Why? Because doing so could very easily empower Trump to accomplish the exact things you'd be protesting against. Protests are an absolutely necessary part of any democracy, but they're also unpredictable and uncontrollable. They don't always turn violent, but sometimes they do — and if an anti-Trump rally were to become violent, this would play directly into Trump's hands.
Trump has been depicting liberal protesters as violent thugs for over a year, and has at points encouraged his supporters to physically attack protesters. If there's even a hint of a physical altercation at an anti-Trump rally — regardless of who instigates it — that will appear, in the eyes of some people, to confirm Trump's warnings. The last thing #TheResistance needs is a president who feels emboldened to take action against lawful protests and public demonstrations against his rule.
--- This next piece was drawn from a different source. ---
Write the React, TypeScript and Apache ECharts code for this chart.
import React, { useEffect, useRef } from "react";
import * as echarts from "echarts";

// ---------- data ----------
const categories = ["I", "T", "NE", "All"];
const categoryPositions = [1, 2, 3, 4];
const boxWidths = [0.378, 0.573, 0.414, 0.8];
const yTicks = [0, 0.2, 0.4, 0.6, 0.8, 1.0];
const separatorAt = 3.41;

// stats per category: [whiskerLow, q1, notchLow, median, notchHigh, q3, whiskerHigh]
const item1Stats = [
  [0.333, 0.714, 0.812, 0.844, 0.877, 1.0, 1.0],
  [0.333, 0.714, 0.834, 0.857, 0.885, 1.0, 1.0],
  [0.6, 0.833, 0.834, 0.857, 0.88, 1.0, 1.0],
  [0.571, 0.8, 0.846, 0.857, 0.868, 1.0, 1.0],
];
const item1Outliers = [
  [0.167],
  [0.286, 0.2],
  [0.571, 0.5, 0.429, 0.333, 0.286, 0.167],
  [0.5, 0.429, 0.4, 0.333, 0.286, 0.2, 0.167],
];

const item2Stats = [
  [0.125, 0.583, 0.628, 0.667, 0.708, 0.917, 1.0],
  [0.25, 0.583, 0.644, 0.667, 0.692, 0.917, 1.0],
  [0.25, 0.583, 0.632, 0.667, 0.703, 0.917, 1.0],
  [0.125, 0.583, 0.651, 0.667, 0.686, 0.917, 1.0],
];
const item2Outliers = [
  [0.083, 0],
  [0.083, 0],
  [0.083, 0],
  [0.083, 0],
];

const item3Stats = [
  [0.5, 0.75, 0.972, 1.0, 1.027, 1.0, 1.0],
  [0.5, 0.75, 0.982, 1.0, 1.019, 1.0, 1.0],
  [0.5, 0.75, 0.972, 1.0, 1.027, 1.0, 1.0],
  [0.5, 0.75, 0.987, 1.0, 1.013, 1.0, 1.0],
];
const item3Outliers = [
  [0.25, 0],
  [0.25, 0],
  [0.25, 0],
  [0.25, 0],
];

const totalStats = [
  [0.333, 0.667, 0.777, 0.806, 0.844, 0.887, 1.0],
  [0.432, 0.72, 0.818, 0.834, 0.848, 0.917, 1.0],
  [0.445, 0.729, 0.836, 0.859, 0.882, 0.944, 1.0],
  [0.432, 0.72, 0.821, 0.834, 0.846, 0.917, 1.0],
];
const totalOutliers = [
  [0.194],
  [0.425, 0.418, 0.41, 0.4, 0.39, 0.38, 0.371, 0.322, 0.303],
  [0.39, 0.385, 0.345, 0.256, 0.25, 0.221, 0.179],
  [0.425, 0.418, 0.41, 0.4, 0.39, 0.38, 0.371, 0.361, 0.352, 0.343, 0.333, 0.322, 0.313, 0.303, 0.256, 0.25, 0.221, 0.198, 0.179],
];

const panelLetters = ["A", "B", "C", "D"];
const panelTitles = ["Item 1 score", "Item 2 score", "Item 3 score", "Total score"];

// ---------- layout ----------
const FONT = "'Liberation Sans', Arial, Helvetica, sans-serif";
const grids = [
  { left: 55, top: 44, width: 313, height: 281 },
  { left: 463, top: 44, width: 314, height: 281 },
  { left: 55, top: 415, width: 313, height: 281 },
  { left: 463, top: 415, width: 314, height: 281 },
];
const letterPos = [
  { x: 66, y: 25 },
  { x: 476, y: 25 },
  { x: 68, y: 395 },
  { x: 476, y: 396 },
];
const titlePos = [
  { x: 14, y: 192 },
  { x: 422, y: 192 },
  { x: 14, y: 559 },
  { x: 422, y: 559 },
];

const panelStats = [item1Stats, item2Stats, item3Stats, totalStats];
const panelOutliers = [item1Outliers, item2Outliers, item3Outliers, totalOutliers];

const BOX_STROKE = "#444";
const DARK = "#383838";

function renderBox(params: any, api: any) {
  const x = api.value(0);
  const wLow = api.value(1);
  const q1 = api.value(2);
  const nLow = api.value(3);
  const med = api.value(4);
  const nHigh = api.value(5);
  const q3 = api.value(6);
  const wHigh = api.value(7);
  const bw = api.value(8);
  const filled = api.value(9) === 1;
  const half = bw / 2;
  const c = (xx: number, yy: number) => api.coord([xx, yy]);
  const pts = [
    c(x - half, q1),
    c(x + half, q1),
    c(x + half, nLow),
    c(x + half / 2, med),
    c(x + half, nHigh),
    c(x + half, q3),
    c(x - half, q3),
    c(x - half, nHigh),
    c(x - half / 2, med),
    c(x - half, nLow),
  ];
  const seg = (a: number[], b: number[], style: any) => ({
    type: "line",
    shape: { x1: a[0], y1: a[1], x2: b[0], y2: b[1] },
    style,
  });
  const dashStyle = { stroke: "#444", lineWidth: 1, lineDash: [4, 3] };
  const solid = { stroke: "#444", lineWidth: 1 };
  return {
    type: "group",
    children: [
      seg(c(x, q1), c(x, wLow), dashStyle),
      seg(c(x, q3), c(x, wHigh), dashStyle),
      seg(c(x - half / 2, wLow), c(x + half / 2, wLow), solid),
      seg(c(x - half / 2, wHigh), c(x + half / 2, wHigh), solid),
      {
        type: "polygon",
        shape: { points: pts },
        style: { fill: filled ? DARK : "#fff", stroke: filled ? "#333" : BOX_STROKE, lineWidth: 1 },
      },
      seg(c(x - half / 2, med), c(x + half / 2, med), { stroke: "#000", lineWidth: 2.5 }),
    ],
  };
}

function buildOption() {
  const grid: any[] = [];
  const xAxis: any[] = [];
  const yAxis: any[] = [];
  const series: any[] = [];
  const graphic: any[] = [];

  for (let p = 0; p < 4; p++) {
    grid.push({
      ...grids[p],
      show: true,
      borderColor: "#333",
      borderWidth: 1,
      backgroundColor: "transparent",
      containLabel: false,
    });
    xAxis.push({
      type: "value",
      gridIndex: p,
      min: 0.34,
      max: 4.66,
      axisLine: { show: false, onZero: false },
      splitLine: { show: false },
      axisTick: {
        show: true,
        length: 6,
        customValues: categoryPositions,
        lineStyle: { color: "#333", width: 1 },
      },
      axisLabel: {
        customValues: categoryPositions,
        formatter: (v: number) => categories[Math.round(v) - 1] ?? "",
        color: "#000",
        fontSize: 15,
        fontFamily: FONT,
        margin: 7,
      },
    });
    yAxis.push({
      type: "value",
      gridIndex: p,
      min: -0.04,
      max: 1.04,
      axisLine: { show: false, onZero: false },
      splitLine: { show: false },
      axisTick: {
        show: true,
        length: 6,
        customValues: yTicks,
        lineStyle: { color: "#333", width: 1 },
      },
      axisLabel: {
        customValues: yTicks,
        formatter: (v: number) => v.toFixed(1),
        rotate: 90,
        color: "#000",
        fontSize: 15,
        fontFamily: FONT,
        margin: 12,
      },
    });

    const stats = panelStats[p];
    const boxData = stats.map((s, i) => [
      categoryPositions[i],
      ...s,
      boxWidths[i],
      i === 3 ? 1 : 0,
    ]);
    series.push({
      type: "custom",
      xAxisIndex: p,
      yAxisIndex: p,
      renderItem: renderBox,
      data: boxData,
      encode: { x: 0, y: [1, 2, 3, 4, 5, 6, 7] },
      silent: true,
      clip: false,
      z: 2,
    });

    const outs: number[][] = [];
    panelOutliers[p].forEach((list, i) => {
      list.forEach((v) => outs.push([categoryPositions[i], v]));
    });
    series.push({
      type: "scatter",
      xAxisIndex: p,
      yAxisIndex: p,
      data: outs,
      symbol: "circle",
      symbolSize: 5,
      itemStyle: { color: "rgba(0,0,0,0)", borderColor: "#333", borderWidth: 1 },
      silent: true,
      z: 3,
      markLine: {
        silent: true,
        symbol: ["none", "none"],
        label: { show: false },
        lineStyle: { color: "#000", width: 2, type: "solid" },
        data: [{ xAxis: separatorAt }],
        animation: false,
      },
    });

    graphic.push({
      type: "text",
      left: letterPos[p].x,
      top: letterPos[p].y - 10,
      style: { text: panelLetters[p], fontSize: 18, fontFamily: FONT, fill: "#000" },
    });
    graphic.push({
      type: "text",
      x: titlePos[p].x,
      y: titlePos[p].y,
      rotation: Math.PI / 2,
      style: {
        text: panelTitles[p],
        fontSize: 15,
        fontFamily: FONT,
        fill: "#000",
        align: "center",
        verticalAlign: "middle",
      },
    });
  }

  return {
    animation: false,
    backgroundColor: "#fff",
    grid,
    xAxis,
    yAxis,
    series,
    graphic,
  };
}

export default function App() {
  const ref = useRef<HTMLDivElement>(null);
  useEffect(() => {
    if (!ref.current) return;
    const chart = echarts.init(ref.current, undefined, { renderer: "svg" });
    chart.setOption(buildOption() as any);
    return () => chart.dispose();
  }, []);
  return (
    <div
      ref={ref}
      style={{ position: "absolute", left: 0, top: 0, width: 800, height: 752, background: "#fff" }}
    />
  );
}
Of course, there are plenty of other ways protest Trump that don't involve showing up at his events. The Women's March was a beautiful example of this: A counter-rally, held the day after Trump's inauguration, that was free of trolls, infiltrators, or anything that gave Trump an excuse to crack down on public demonstrations. It made the dissent's voice clear, and didn't attract any blowback from the pro-Trump crowd.
With regard to the Florida event, the calculus would be much different if Trump himself weren't holding the rally. When demonstrators at UC Berkeley protested against a planned speech by Milo Yiannopoulous in January, they had a concrete goal in mind: Prevent a marginal but up-and-coming figure in the alt-right, one with a documented history of bigotry, from widening his audience. That's a laudable goal, and the strategy worked —the university was forced to cancel Yiannopoulous' appearance.
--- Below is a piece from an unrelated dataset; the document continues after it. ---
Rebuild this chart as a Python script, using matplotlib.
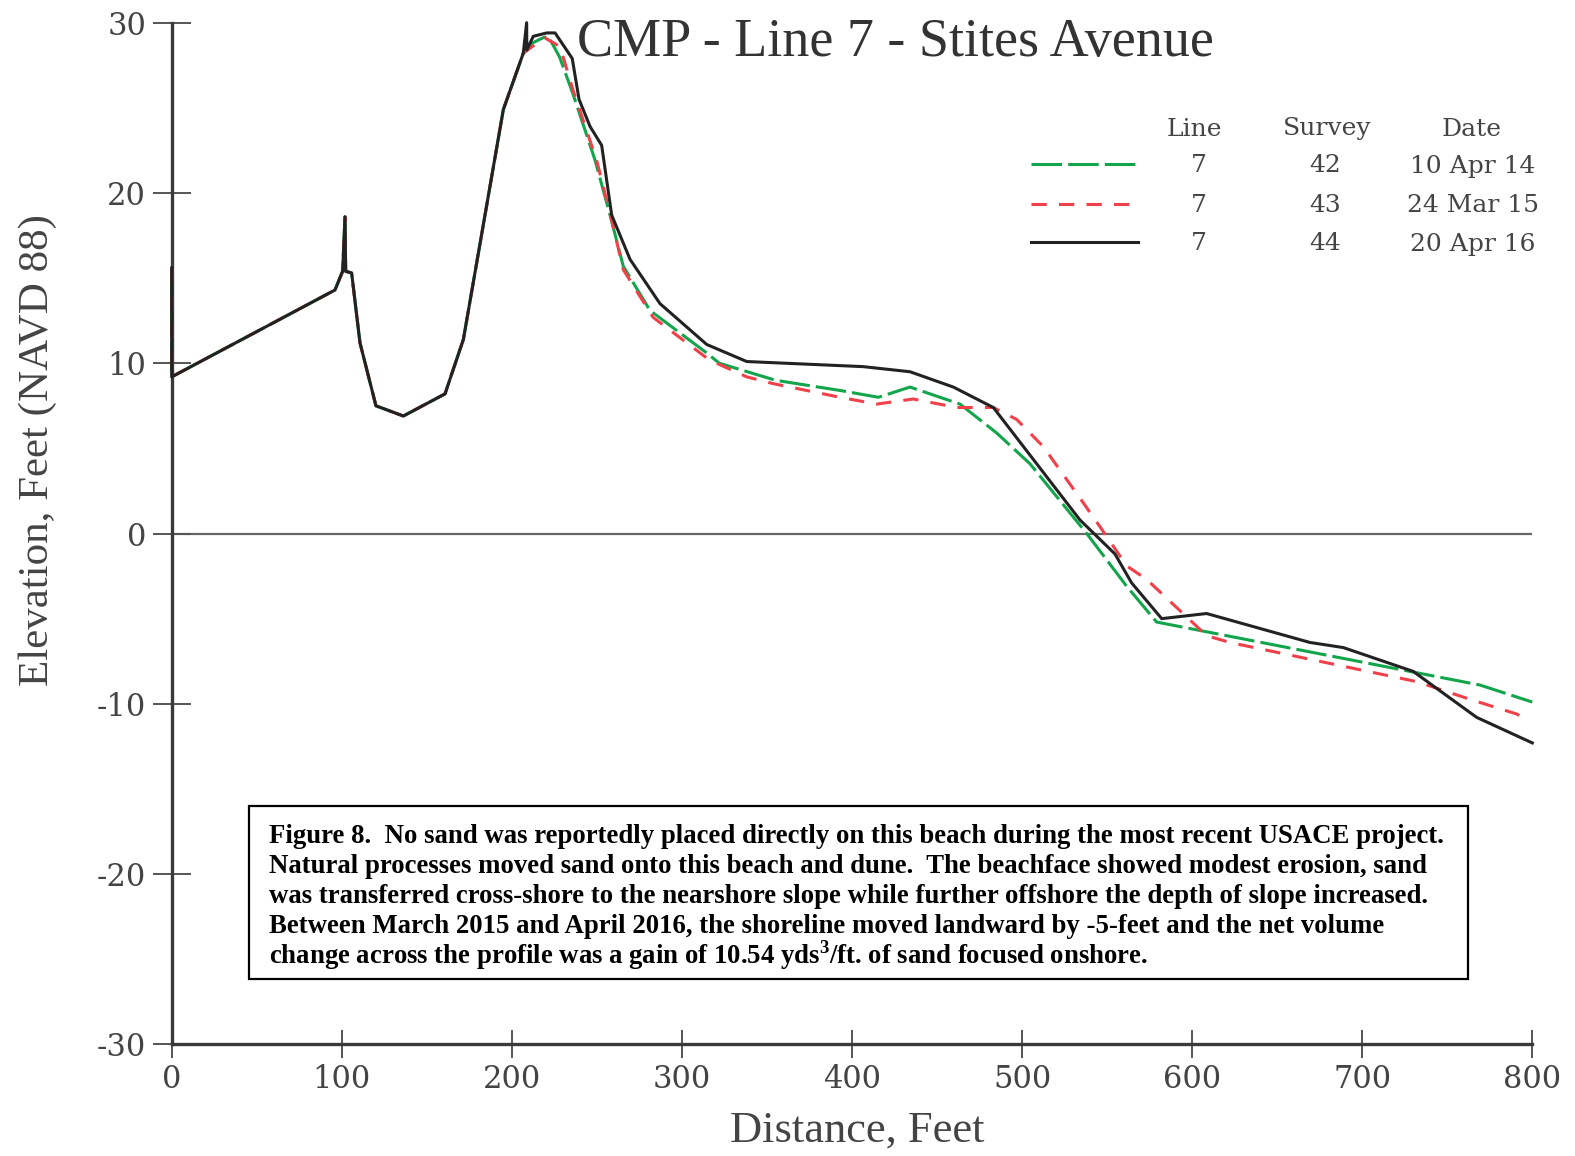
import numpy as np
import matplotlib.pyplot as plt
from matplotlib.lines import Line2D
from matplotlib.patches import Rectangle

plt.rcParams['mathtext.fontset'] = 'custom'
plt.rcParams['mathtext.rm'] = 'Liberation Serif:bold'
plt.rcParams['mathtext.bf'] = 'Liberation Serif:bold'

# profiles: distance (ft), elevation (ft NAVD 88)
# landward part is the same for all three surveys
x_common = [0, 0, 96, 100.5, 101.9, 102.3, 105.8, 110.7, 120.1, 136.2, 160.7, 171.5, 195, 206.7]
y_common = [15.6, 9.2, 14.3, 15.4, 18.6, 15.4, 15.3, 11.2, 7.5, 6.9, 8.2, 11.4, 24.9, 28.2]

x_s42 = [212, 218, 221.4, 228, 236, 249, 258, 265.5, 281.2, 314.6, 322, 355, 393, 415.5,
         434.1, 463.5, 485.1, 504.6, 538, 561.5, 579.1, 769.2, 800]
y_s42 = [28.8, 29.1, 29.2, 28.0, 25.8, 21.9, 18.6, 15.7, 13.1, 10.6, 10.0, 9.0, 8.4, 8.0,
         8.6, 7.6, 5.9, 4.1, 0.0, -3.1, -5.2, -8.9, -9.9]

x_s43 = [212, 219.5, 228.3, 236.1, 249.9, 258.7, 265.5, 283, 316, 338.1, 353.7, 393, 414.5,
         436, 461.5, 483.1, 496.8, 512.5, 536, 545.8, 561.5, 573.3, 608.5, 622.2, 732, 765.3,
         790.8, 798]
y_s43 = [28.6, 29.1, 28.6, 26.0, 21.9, 18.4, 15.5, 12.7, 10.2, 9.2, 8.8, 8.0, 7.6,
         7.9, 7.4, 7.4, 6.7, 5.1, 1.8, 0.4, -1.9, -2.7, -6.0, -6.4, -8.7, -9.8,
         -10.6, -11.0]

x_s44 = [208.7, 208.8, 212.6, 220.5, 225.4, 235.5, 239.5, 246, 252.8, 258.7, 269.5, 287.1,
         314.6, 338.1, 406.6, 434.1, 459.6, 483.1, 534, 554.6, 564.4, 582.1, 608.5, 669.3,
         688.9, 730, 767.3, 800]
y_s44 = [30.0, 28.4, 29.2, 29.4, 29.4, 27.9, 25.5, 23.9, 22.8, 18.7, 16.1, 13.5,
         11.1, 10.1, 9.8, 9.5, 8.6, 7.4, 0.8, -1.2, -2.9, -5.0, -4.7, -6.4,
         -6.7, -8.1, -10.8, -12.3]

x_ticks = [0, 100, 200, 300, 400, 500, 600, 700, 800]
y_ticks = [-30, -20, -10, 0, 10, 20, 30]
y_tick_labels = ['-30', '-20', '-10', '0', '10', '20', '30']

leg_line = ['7', '7', '7']
leg_survey = ['42', '43', '44']
leg_date = ['10 Apr 14', '24 Mar 15', '20 Apr 16']

title = 'CMP - Line 7 - Stites Avenue'
caption = [
    'Figure 8.  No sand was reportedly placed directly on this beach during the most recent USACE project.',
    'Natural processes moved sand onto this beach and dune.  The beachface showed modest erosion, sand',
    'was transferred cross-shore to the nearshore slope while further offshore the depth of slope increased.',
    'Between March 2015 and April 2016, the shoreline moved landward by -5-feet and the net volume',
    'change across the profile was a gain of 10.54 yds$^3$/ft. of sand focused onshore.',
]

W, H = 1575, 1156
fx = lambda px: px / W
fy = lambda py: 1 - py / H

green = '#13a54b'
red = '#f0404a'
black = '#222222'
styles = [
    dict(color=green, lw=2.2, dashes=(10, 2)),
    dict(color=red, lw=2.2, dashes=(5, 4)),
    dict(color=black, lw=2.2),
]

fig = plt.figure(figsize=(15.75, 11.56), dpi=100)
ax = fig.add_axes([fx(171.7), fy(1044.3), fx(1532.3) - fx(171.7), fy(22.7) - fy(1044.3)])

ax.axhline(0, color='#666666', lw=1.6, zorder=1)

ax.plot(x_common + x_s42, y_common + y_s42, clip_on=False, zorder=2, **styles[0])
ax.plot(x_common + x_s43, y_common + y_s43, clip_on=False, zorder=3, **styles[1])
ax.plot(x_common + x_s44, y_common + y_s44, clip_on=False, zorder=4, **styles[2])

ax.set_xlim(0, 800)
ax.set_ylim(-30, 30)
for s in ['top', 'right']:
    ax.spines[s].set_visible(False)
for s in ['left', 'bottom']:
    ax.spines[s].set_color('#3a3a3a')
    ax.spines[s].set_linewidth(2.4)

ax.set_xticks(x_ticks)
ax.set_xticklabels([str(v) for v in x_ticks])
ax.set_yticks(y_ticks)
ax.set_yticklabels(y_tick_labels)
ax.tick_params(axis='y', direction='inout', length=27, width=1.4, color='#555555', pad=5)
ax.tick_params(axis='x', direction='inout', length=20, width=1.4, color='#555555', pad=4)
for lab in ax.get_xticklabels() + ax.get_yticklabels():
    lab.set_fontfamily('DejaVu Serif')
    lab.set_fontsize(22)
    lab.set_color('#444444')

fig.text(fx(895), fy(43), title, ha='center', va='center', fontsize=39,
         family='Liberation Serif', color='#333333')
fig.text(fx(857), fy(1131), 'Distance, Feet', ha='center', va='center', fontsize=32,
         family='Liberation Serif', color='#444444')
fig.text(fx(38), fy(450), 'Elevation, Feet (NAVD 88)', ha='center', va='center', rotation=90,
         fontsize=31, family='Liberation Serif', color='#444444')

# legend table
fig.text(fx(1194), fy(129), 'Line', ha='center', va='center', fontsize=18, family='DejaVu Serif', color='#444444')
fig.text(fx(1327), fy(129), 'Survey', ha='center', va='center', fontsize=18, family='DejaVu Serif', color='#444444')
fig.text(fx(1472), fy(129), 'Date', ha='center', va='center', fontsize=18, family='DejaVu Serif', color='#444444')
row_y = [166, 206, 244]
for i in range(3):
    fig.add_artist(Line2D([fx(1031), fx(1138)], [fy(row_y[i] - 2), fy(row_y[i] - 2)],
                          transform=fig.transFigure, **styles[i]))
    fig.text(fx(1199), fy(row_y[i]), leg_line[i], ha='center', va='center', fontsize=18,
             family='DejaVu Serif', color='#444444')
    fig.text(fx(1325), fy(row_y[i]), leg_survey[i], ha='center', va='center', fontsize=18,
             family='DejaVu Serif', color='#444444')
    fig.text(fx(1473), fy(row_y[i]), leg_date[i], ha='center', va='center', fontsize=18,
             family='DejaVu Serif', color='#444444')

# caption box
fig.add_artist(Rectangle((fx(249), fy(979)), fx(1468) - fx(249), fy(806) - fy(979),
                         transform=fig.transFigure, fill=False, ec='black', lw=1.6))
for i, line in enumerate(caption):
    fig.text(fx(269), fy(843 + 30.1 * i), line, ha='left', va='baseline', fontsize=19.3,
             family='Liberation Serif', weight='bold', color='black')

fig.savefig('out.png', dpi=100)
But this logic doesn't apply to Trump. He's the President of the United States, and thus already has both the largest audience imaginable and more power than almost anybody on the planet. Protesting at his rallies won't do anything to slow his influence or spread, and it certainly won't accomplish anything that could be accomplished by holding a counter-rally a few blocks away.
Lastly, it's worth noting that efforts to protest Trump's Florida rally have been promoted by @RoguePOTUSStaff, a controversial Twitter account purporting to be a contingent of "rogue" staffers in the White House. However, some believe that this account is actually a sophisticated pro-Trump troll, and British journalist Louise Mensch has presented some compelling evidence to suggest that this is the case. Nothing is for certain, but it's certainly worth consideration if you're thinking about protesting Trump in Florida.
In all likelihood, anti-Trump protests will be a regular occurrence for as long as he's in office and considering how unpopular Trump is with the American people, that's a good thing. But not all protests are equally effective, and some have the potential to backfire spectacularly. Such is the case with Trump's Florida rally, and any other rallies he may hold. Trump has already spoken disdainfully of Americans who demonstrate against him; let's not give him an excuse to act on this disdain.